=== AIM ===
Reproduce, word for word, every line from the first one down to the line containing "var binWidth = 0.1;", and nothing else.

+++++

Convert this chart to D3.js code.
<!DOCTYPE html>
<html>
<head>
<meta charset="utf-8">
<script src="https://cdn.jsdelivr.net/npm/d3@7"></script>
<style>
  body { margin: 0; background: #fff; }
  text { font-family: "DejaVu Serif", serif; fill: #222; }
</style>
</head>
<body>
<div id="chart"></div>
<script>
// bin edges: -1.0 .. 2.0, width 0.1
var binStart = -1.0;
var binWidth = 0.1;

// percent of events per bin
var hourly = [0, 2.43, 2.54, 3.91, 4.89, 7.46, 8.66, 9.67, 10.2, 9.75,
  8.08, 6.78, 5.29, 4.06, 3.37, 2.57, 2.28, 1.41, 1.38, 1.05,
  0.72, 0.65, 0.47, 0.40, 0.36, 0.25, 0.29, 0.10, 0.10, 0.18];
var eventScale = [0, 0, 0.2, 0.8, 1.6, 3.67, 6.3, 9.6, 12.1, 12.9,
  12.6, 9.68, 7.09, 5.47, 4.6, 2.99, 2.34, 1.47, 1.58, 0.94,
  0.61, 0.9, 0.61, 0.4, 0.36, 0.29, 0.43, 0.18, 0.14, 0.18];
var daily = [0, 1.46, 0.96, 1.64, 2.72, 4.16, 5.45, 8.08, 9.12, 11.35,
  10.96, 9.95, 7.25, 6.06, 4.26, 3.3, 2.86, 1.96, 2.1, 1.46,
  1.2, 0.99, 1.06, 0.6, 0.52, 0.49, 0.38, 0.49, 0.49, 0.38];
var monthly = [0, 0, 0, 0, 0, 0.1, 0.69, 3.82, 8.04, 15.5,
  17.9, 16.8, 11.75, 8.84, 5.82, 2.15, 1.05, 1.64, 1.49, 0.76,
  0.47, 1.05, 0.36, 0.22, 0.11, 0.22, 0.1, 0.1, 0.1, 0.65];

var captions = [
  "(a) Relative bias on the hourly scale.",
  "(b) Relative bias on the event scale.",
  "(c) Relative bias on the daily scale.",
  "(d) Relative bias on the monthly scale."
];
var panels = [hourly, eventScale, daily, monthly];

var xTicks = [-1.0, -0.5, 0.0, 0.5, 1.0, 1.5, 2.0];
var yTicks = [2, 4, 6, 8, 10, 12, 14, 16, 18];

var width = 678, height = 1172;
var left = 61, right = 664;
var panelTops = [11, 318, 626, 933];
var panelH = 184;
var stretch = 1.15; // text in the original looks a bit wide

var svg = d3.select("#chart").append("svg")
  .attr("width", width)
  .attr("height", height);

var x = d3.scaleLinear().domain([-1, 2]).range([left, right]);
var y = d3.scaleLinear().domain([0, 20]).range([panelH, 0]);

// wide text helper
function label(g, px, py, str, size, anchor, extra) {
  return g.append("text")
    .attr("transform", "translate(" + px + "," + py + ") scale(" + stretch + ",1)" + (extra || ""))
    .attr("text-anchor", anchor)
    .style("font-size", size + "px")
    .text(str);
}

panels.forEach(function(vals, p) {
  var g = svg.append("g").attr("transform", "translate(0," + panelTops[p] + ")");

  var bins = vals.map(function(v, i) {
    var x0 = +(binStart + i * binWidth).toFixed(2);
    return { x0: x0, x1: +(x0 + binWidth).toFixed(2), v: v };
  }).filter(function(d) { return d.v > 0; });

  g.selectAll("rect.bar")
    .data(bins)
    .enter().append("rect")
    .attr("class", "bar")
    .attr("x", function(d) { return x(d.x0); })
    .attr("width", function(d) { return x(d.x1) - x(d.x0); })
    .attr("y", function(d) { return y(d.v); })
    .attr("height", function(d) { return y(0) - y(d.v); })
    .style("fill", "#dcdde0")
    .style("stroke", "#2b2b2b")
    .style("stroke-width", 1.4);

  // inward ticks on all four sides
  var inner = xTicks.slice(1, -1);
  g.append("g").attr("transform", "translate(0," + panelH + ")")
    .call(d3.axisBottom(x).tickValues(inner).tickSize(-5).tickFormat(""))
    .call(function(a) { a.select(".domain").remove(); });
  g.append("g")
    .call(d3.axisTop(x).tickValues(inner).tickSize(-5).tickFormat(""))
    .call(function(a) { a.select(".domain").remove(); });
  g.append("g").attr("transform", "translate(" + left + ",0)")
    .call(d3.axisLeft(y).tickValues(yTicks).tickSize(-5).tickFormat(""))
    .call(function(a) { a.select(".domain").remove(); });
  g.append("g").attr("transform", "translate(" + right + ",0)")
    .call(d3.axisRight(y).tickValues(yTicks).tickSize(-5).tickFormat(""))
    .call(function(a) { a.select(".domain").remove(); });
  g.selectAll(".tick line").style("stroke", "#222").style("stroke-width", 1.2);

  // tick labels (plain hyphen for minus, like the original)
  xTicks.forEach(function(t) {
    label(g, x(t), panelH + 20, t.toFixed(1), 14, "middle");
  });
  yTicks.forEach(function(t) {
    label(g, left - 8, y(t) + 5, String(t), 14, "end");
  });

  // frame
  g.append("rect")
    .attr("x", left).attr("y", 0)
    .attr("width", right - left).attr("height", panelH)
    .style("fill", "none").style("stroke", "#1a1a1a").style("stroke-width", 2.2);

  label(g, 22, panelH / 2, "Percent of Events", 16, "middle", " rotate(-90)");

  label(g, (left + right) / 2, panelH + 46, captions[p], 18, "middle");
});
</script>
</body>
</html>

+++++

=== ANSWER FOR THIS EXERCISE ===
Convert this chart to D3.js code.
<!DOCTYPE html>
<html>
<head>
<meta charset="utf-8">
<script src="https://cdn.jsdelivr.net/npm/d3@7"></script>
<style>
  body { margin: 0; background: #fff; }
  text { font-family: "DejaVu Serif", serif; fill: #222; }
</style>
</head>
<body>
<div id="chart"></div>
<script>
// bin edges: -1.0 .. 2.0, width 0.1
var binStart = -1.0;
var binWidth = 0.1;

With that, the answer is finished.